Ce basculement économique et géopolitique se produit par l’intérêt des pays développés à bénéficier de leur montée en puissance économique, ce qui les rend destinataires des investissements, et leur permet de jouer sur les leviers politiques pour se renforcer dans les organisations internationales (réévaluation de leur poids au FMI, exigences sur la question des sièges permanents au conseil de sécurité de l’ONU, résistance à l’OMC) et de se poser en leaders régionaux incontournables. Pour certains, ils deviennent détenteurs de la dette de économies développées et cette nouvelle force de frappe financière leur permet aussi de gagner en influence dans les différents sommets mondiaux
Ces pays devenus des acteurs majeurs sur les marchés des matières premières et comme marchés de consommation investissent à leur tour en Occident et dans le monde et se lancent à la conquête des ressources indispensables à l’expansion (terres, pétrole, bois, minerais) et des marchés nécessaires à l’emploi dont leur nombreuse population a besoin. De nouvelles multinationales non occidentales apparaissent en tête du classement mondial (la chinoise Lenovo, l’indien Tata, le Brésilien Embraer).

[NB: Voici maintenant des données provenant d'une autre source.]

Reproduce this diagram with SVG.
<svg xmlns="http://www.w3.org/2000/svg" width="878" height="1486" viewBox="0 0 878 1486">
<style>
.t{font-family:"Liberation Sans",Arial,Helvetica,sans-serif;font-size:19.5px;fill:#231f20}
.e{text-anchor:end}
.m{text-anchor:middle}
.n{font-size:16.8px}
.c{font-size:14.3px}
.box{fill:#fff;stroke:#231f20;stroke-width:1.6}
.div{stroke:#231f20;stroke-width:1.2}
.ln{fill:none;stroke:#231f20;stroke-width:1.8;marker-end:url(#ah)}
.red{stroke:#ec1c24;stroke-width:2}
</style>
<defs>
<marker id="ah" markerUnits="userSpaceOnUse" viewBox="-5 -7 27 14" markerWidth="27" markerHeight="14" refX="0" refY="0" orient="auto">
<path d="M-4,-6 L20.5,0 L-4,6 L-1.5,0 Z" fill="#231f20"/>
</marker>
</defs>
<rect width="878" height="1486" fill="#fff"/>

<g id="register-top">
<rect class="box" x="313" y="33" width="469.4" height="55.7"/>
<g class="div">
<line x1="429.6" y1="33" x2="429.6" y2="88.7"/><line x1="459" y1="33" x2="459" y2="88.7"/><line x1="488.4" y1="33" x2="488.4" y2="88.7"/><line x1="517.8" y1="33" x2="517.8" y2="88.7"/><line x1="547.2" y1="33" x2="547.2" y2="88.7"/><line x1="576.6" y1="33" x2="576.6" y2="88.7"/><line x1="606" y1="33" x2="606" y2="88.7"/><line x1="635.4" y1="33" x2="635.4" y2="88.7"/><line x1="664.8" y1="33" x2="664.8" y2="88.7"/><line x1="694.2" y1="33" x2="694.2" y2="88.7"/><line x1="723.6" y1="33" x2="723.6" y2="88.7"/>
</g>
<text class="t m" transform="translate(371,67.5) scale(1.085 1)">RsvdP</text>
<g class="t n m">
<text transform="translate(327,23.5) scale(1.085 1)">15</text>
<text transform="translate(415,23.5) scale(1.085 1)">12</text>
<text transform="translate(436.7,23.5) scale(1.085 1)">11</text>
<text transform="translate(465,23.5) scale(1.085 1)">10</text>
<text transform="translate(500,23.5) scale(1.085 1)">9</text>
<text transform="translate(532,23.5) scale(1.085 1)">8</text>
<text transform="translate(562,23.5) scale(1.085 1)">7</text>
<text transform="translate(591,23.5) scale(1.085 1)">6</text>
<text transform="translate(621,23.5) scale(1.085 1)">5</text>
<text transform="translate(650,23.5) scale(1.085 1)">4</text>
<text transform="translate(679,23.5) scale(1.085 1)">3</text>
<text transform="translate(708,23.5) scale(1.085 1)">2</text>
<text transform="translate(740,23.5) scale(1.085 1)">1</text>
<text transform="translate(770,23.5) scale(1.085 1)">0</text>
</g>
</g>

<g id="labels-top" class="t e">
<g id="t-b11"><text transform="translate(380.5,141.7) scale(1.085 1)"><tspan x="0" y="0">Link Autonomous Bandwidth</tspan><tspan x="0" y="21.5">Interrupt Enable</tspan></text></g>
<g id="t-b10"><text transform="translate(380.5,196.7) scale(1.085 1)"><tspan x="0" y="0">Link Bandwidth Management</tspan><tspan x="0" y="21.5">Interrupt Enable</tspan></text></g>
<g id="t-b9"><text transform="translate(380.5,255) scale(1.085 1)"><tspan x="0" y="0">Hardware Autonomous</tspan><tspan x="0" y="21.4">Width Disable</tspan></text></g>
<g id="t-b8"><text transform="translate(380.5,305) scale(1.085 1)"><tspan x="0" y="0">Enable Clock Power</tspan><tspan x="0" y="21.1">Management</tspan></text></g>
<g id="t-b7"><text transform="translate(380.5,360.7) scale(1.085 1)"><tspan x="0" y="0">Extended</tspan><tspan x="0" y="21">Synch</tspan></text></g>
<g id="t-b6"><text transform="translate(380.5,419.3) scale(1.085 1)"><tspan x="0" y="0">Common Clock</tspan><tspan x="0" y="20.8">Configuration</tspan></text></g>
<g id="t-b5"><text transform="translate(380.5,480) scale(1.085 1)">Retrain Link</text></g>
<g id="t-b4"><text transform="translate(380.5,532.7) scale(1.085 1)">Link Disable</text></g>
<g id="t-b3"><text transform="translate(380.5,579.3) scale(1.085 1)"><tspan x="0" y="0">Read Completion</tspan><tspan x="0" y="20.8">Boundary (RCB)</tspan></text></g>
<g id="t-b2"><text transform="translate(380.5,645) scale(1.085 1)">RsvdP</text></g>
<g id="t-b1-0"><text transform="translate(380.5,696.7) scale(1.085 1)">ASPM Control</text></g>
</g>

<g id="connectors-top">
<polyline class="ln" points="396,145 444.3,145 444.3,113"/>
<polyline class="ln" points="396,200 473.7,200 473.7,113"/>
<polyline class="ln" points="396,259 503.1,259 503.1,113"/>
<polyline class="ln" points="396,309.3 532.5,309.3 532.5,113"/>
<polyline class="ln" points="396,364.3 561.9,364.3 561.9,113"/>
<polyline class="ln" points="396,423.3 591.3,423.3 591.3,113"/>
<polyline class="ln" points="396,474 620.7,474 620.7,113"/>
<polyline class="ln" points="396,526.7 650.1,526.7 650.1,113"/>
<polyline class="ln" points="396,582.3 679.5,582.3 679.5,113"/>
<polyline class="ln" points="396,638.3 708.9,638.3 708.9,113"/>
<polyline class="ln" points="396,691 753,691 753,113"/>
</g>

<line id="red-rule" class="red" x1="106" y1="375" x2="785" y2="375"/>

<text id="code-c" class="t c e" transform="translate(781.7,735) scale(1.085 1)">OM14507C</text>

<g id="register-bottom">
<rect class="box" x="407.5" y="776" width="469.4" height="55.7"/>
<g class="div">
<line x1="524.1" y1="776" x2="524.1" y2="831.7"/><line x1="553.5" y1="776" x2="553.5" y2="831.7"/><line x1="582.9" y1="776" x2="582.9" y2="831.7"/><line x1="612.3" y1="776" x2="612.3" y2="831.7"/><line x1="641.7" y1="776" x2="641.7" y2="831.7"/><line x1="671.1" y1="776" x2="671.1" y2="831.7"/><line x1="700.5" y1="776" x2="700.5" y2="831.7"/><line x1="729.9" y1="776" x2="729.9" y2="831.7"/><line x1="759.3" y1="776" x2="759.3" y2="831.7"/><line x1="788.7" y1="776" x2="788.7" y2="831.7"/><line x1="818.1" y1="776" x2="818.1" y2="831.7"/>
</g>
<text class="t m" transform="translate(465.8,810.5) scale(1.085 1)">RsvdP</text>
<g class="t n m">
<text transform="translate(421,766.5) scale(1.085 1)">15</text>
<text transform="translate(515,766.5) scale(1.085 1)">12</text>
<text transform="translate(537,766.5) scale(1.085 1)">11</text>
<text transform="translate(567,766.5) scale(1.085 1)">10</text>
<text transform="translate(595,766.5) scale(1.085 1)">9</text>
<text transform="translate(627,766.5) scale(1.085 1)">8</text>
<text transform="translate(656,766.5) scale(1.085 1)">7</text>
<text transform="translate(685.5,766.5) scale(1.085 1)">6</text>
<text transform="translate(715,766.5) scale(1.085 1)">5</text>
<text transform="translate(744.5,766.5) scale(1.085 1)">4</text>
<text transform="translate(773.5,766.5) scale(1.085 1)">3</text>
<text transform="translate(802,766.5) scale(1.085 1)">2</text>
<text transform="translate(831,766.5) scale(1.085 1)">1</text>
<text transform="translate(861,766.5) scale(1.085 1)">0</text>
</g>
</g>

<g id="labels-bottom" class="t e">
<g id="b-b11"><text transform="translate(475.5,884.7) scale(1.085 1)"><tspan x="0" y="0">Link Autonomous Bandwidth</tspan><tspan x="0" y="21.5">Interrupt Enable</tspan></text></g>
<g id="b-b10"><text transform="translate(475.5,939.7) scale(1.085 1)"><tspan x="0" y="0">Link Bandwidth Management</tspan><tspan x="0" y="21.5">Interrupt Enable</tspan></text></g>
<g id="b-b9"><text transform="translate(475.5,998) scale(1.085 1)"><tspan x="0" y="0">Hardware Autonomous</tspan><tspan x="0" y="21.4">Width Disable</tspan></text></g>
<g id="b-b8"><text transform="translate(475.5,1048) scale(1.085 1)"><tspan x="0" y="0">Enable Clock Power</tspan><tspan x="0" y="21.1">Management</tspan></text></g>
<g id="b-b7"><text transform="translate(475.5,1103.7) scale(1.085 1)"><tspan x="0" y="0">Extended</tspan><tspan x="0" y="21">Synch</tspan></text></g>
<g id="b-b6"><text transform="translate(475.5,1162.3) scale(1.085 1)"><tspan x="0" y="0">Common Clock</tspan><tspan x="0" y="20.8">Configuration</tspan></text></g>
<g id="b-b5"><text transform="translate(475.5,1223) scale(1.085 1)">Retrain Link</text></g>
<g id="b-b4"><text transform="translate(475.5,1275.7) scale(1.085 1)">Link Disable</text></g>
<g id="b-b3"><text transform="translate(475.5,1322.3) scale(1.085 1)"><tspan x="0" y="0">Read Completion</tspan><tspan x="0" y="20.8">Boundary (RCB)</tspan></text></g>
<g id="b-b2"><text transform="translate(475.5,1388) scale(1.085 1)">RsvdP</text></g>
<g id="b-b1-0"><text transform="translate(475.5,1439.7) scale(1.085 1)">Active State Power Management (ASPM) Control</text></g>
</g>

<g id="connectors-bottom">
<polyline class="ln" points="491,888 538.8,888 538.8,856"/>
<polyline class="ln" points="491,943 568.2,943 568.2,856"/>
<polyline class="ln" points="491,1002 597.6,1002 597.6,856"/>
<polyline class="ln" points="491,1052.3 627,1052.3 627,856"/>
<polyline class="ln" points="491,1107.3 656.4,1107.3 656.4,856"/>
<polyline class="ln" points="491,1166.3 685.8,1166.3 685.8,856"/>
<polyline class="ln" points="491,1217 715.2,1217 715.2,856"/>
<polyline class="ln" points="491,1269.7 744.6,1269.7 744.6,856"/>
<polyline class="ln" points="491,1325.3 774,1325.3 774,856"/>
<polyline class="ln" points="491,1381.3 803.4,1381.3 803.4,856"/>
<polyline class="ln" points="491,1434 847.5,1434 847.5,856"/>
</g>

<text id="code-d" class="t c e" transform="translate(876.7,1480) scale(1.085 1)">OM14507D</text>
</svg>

Les pays de l’OCDE ne peuvent plus les minorer et doivent s’attacher autant que possible leur collaboration dans la gestion des affaires du Monde.
Ils ont certains intérêts communs, à commencer par peser ensemble dans le même sens dans leurs stratégies de renforcement politique face aux puissances dominantes. Mais ces intérêts sont à minima. Ils sont principalement concurrents entre eux autant qu’envers les pays développés, tant économiquement, que sur la question de la mobilisation des investissements étrangers, la sécurisation de leurs approvisionnements stratégiques ou sur la question du leadership du « sud ».
La Chine qui pèse plus lourd (trois fois le PNB de l’Inde) que n’importe quel autre pays entend d’abord faire valoir « ses droits historiques » sur terre et sur mer dans toute l’Asie. Certains évoquent cependant le « match du siècle » entre les deux géants asiatiques, rivaux en Asie du sud-est et en Afrique et en quête d’énergie et de marchés. L’océan indien, aux portes de l’Afrique, continent d’avenir, et des hydrocarbures du Moyen-Orient, est devenu une importante zone très sensible. Le Brésil, riche de ses racines européennes et africaines, peut s’entendre avec l’Afrique du sud et l’Inde. La Russie fait souvent front diplomatique commun avec la Chine face à l’Occident, mais sa démographie et sa relative léthargie industrielle peuvent inquiéter cette puissance eurasienne, en dépit de ses colossales ressources. De surcroît, l’arbre des BRICS ne doit pas cacher la forêt d’une nouvelle vague de pays émergents : Mexique, Turquie, Viêtnam, Indonésie….
Le groupe des BRICS n’a de logique qu’externe, en tant qu’antagoniste des « vieilles économies », et pas de logique interne de coopération et d’intégration forte.